• The exercise
Leave out the pictures; transcribe all else exactly.

• Data
* BEGIN *

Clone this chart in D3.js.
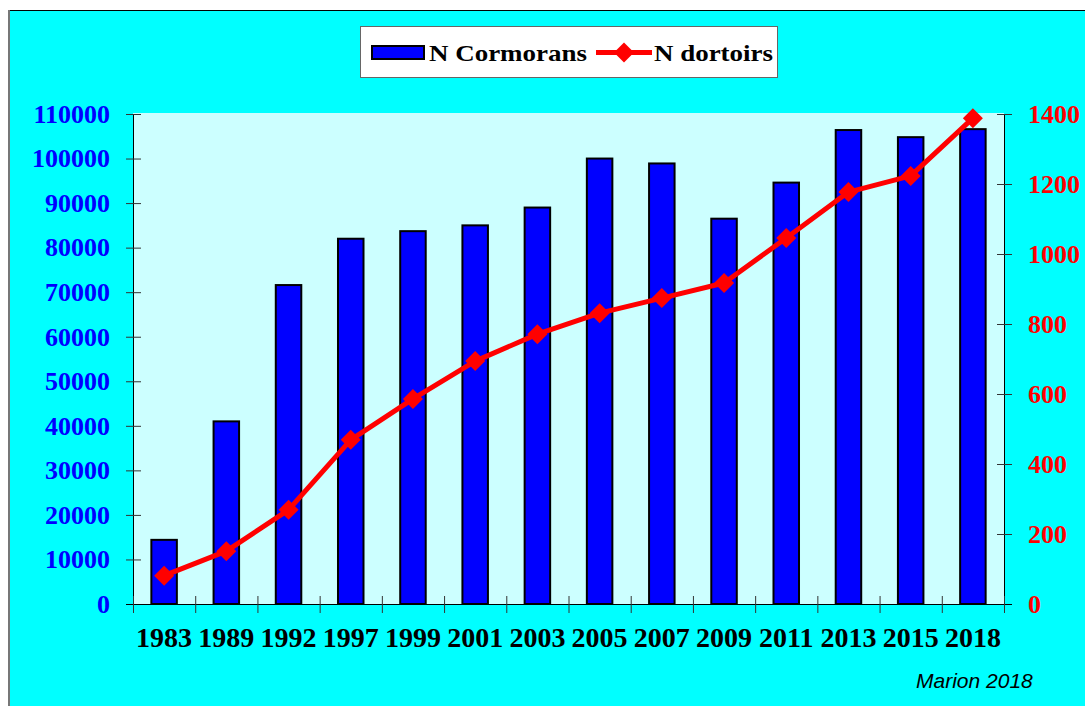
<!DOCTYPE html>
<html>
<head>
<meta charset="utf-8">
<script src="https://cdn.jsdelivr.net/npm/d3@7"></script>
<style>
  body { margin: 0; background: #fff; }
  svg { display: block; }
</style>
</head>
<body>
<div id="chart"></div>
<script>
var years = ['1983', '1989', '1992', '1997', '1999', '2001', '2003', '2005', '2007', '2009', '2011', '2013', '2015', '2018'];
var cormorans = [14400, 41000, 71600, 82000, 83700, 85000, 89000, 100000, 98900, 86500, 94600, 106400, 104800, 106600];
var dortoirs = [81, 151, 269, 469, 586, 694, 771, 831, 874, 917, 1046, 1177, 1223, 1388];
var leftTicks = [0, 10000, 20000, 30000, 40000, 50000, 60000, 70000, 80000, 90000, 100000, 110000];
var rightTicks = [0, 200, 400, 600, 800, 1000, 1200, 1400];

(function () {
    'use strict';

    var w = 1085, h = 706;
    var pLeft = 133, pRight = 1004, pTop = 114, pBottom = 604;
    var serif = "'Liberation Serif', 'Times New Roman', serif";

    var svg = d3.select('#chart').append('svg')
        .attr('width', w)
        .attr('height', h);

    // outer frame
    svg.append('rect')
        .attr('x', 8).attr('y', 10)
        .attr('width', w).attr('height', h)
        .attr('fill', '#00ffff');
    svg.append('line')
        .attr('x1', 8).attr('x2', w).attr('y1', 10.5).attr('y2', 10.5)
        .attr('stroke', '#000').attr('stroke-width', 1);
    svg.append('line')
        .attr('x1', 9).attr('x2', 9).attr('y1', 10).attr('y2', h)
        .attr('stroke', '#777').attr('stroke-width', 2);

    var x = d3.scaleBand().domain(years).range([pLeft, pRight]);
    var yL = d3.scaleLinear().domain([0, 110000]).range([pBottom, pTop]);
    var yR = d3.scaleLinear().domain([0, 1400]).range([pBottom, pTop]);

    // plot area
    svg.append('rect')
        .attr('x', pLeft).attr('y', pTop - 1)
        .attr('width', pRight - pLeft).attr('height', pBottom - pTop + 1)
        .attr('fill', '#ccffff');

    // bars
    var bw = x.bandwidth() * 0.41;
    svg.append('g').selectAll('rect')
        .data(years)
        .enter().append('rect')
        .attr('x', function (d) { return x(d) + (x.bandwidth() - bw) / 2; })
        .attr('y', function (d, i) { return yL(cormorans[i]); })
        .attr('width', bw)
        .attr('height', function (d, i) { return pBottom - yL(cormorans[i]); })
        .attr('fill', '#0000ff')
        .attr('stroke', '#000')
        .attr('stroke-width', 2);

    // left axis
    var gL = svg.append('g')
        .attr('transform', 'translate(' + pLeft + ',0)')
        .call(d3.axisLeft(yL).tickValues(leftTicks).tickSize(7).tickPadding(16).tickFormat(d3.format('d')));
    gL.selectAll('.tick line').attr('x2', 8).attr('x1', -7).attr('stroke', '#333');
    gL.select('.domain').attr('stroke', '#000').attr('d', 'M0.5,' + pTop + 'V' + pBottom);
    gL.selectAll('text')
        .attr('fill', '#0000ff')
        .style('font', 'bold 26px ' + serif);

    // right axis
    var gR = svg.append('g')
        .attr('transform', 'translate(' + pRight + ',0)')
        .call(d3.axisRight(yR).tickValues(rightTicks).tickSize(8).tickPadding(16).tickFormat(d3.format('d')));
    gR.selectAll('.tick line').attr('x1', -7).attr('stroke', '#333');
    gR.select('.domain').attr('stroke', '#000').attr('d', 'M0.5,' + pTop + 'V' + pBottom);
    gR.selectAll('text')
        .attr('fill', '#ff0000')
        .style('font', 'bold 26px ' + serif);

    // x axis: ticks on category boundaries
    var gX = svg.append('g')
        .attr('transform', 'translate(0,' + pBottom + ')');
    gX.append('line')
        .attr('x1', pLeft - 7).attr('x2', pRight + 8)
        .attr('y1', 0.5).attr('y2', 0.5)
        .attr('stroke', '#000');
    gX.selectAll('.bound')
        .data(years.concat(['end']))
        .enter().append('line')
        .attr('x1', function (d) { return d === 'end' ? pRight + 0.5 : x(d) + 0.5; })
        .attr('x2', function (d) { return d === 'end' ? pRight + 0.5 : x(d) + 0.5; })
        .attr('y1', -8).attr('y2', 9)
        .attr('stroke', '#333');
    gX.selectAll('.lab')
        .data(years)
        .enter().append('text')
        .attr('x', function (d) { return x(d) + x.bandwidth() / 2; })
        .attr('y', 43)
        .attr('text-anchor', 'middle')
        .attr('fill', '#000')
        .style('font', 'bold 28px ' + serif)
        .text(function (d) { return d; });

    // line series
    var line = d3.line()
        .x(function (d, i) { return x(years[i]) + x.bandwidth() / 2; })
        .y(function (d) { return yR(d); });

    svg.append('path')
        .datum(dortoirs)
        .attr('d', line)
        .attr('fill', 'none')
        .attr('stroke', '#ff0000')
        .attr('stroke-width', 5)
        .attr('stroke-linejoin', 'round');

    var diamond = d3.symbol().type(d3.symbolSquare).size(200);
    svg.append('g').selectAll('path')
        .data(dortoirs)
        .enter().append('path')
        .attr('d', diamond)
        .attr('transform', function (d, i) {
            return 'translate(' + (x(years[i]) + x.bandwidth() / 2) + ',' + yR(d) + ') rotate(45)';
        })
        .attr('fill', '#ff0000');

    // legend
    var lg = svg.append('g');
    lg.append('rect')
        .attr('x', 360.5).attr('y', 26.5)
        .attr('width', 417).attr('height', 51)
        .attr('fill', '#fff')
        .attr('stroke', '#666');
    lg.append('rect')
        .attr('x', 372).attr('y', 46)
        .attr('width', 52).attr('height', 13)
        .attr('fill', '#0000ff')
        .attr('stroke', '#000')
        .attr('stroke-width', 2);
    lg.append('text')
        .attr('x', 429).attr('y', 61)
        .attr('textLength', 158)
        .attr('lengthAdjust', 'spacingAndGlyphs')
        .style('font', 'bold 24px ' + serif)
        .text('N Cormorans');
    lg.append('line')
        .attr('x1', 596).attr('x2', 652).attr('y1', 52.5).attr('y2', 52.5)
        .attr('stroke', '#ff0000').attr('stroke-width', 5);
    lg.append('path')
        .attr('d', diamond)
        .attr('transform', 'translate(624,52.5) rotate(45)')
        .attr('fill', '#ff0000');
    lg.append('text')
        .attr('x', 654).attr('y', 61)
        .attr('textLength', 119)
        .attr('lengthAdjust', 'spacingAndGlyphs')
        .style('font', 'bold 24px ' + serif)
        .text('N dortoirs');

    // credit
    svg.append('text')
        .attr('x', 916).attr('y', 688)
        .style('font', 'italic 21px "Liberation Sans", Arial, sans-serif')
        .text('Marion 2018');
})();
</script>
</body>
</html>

* END *

• Exercise response
Clone this chart in D3.js.
<!DOCTYPE html>
<html>
<head>
<meta charset="utf-8">
<script src="https://cdn.jsdelivr.net/npm/d3@7"></script>
<style>
  body { margin: 0; background: #fff; }
  svg { display: block; }
</style>
</head>
<body>
<div id="chart"></div>
<script>
var years = ['1983', '1989', '1992', '1997', '1999', '2001', '2003', '2005', '2007', '2009', '2011', '2013', '2015', '2018'];
var cormorans = [14400, 41000, 71600, 82000, 83700, 85000, 89000, 100000, 98900, 86500, 94600, 106400, 104800, 106600];
var dortoirs = [81, 151, 269, 469, 586, 694, 771, 831, 874, 917, 1046, 1177, 1223, 1388];
var leftTicks = [0, 10000, 20000, 30000, 40000, 50000, 60000, 70000, 80000, 90000, 100000, 110000];
var rightTicks = [0, 200, 400, 600, 800, 1000, 1200, 1400];

(function () {
    'use strict';

    var w = 1085, h = 706;
    var pLeft = 133, pRight = 1004, pTop = 114, pBottom = 604;
    var serif = "'Liberation Serif', 'Times New Roman', serif";

    var svg = d3.select('#chart').append('svg')
        .attr('width', w)
        .attr('height', h);

    // outer frame
    svg.append('rect')
        .attr('x', 8).attr('y', 10)
        .attr('width', w).attr('height', h)
        .attr('fill', '#00ffff');
    svg.append('line')
        .attr('x1', 8).attr('x2', w).attr('y1', 10.5).attr('y2', 10.5)
        .attr('stroke', '#000').attr('stroke-width', 1);
    svg.append('line')
        .attr('x1', 9).attr('x2', 9).attr('y1', 10).attr('y2', h)
        .attr('stroke', '#777').attr('stroke-width', 2);

    var x = d3.scaleBand().domain(years).range([pLeft, pRight]);
    var yL = d3.scaleLinear().domain([0, 110000]).range([pBottom, pTop]);
    var yR = d3.scaleLinear().domain([0, 1400]).range([pBottom, pTop]);

    // plot area
    svg.append('rect')
        .attr('x', pLeft).attr('y', pTop - 1)
        .attr('width', pRight - pLeft).attr('height', pBottom - pTop + 1)
        .attr('fill', '#ccffff');

    // bars
    var bw = x.bandwidth() * 0.41;
    svg.append('g').selectAll('rect')
        .data(years)
        .enter().append('rect')
        .attr('x', function (d) { return x(d) + (x.bandwidth() - bw) / 2; })
        .attr('y', function (d, i) { return yL(cormorans[i]); })
        .attr('width', bw)
        .attr('height', function (d, i) { return pBottom - yL(cormorans[i]); })
        .attr('fill', '#0000ff')
        .attr('stroke', '#000')
        .attr('stroke-width', 2);

    // left axis
    var gL = svg.append('g')
        .attr('transform', 'translate(' + pLeft + ',0)')
        .call(d3.axisLeft(yL).tickValues(leftTicks).tickSize(7).tickPadding(16).tickFormat(d3.format('d')));
    gL.selectAll('.tick line').attr('x2', 8).attr('x1', -7).attr('stroke', '#333');
    gL.select('.domain').attr('stroke', '#000').attr('d', 'M0.5,' + pTop + 'V' + pBottom);
    gL.selectAll('text')
        .attr('fill', '#0000ff')
        .style('font', 'bold 26px ' + serif);

    // right axis
    var gR = svg.append('g')
        .attr('transform', 'translate(' + pRight + ',0)')
        .call(d3.axisRight(yR).tickValues(rightTicks).tickSize(8).tickPadding(16).tickFormat(d3.format('d')));
    gR.selectAll('.tick line').attr('x1', -7).attr('stroke', '#333');
    gR.select('.domain').attr('stroke', '#000').attr('d', 'M0.5,' + pTop + 'V' + pBottom);
    gR.selectAll('text')
        .attr('fill', '#ff0000')
        .style('font', 'bold 26px ' + serif);

    // x axis: ticks on category boundaries
    var gX = svg.append('g')
        .attr('transform', 'translate(0,' + pBottom + ')');
    gX.append('line')
        .attr('x1', pLeft - 7).attr('x2', pRight + 8)
        .attr('y1', 0.5).attr('y2', 0.5)
        .attr('stroke', '#000');
    gX.selectAll('.bound')
        .data(years.concat(['end']))
        .enter().append('line')
        .attr('x1', function (d) { return d === 'end' ? pRight + 0.5 : x(d) + 0.5; })
        .attr('x2', function (d) { return d === 'end' ? pRight + 0.5 : x(d) + 0.5; })
        .attr('y1', -8).attr('y2', 9)
        .attr('stroke', '#333');
    gX.selectAll('.lab')
        .data(years)
        .enter().append('text')
        .attr('x', function (d) { return x(d) + x.bandwidth() / 2; })
        .attr('y', 43)
        .attr('text-anchor', 'middle')
        .attr('fill', '#000')
        .style('font', 'bold 28px ' + serif)
        .text(function (d) { return d; });

    // line series
    var line = d3.line()
        .x(function (d, i) { return x(years[i]) + x.bandwidth() / 2; })
        .y(function (d) { return yR(d); });

    svg.append('path')
        .datum(dortoirs)
        .attr('d', line)
        .attr('fill', 'none')
        .attr('stroke', '#ff0000')
        .attr('stroke-width', 5)
        .attr('stroke-linejoin', 'round');

    var diamond = d3.symbol().type(d3.symbolSquare).size(200);
    svg.append('g').selectAll('path')
        .data(dortoirs)
        .enter().append('path')
        .attr('d', diamond)
        .attr('transform', function (d, i) {
            return 'translate(' + (x(years[i]) + x.bandwidth() / 2) + ',' + yR(d) + ') rotate(45)';
        })
        .attr('fill', '#ff0000');

    // legend
    var lg = svg.append('g');
    lg.append('rect')
        .attr('x', 360.5).attr('y', 26.5)
        .attr('width', 417).attr('height', 51)
        .attr('fill', '#fff')
        .attr('stroke', '#666');
    lg.append('rect')
        .attr('x', 372).attr('y', 46)
        .attr('width', 52).attr('height', 13)
        .attr('fill', '#0000ff')
        .attr('stroke', '#000')
        .attr('stroke-width', 2);
    lg.append('text')
        .attr('x', 429).attr('y', 61)
        .attr('textLength', 158)
        .attr('lengthAdjust', 'spacingAndGlyphs')
        .style('font', 'bold 24px ' + serif)
        .text('N Cormorans');
    lg.append('line')
        .attr('x1', 596).attr('x2', 652).attr('y1', 52.5).attr('y2', 52.5)
        .attr('stroke', '#ff0000').attr('stroke-width', 5);
    lg.append('path')
        .attr('d', diamond)
        .attr('transform', 'translate(624,52.5) rotate(45)')
        .attr('fill', '#ff0000');
    lg.append('text')
        .attr('x', 654).attr('y', 61)
        .attr('textLength', 119)
        .attr('lengthAdjust', 'spacingAndGlyphs')
        .style('font', 'bold 24px ' + serif)
        .text('N dortoirs');

    // credit
    svg.append('text')
        .attr('x', 916).attr('y', 688)
        .style('font', 'italic 21px "Liberation Sans", Arial, sans-serif')
        .text('Marion 2018');
})();
</script>
</body>
</html>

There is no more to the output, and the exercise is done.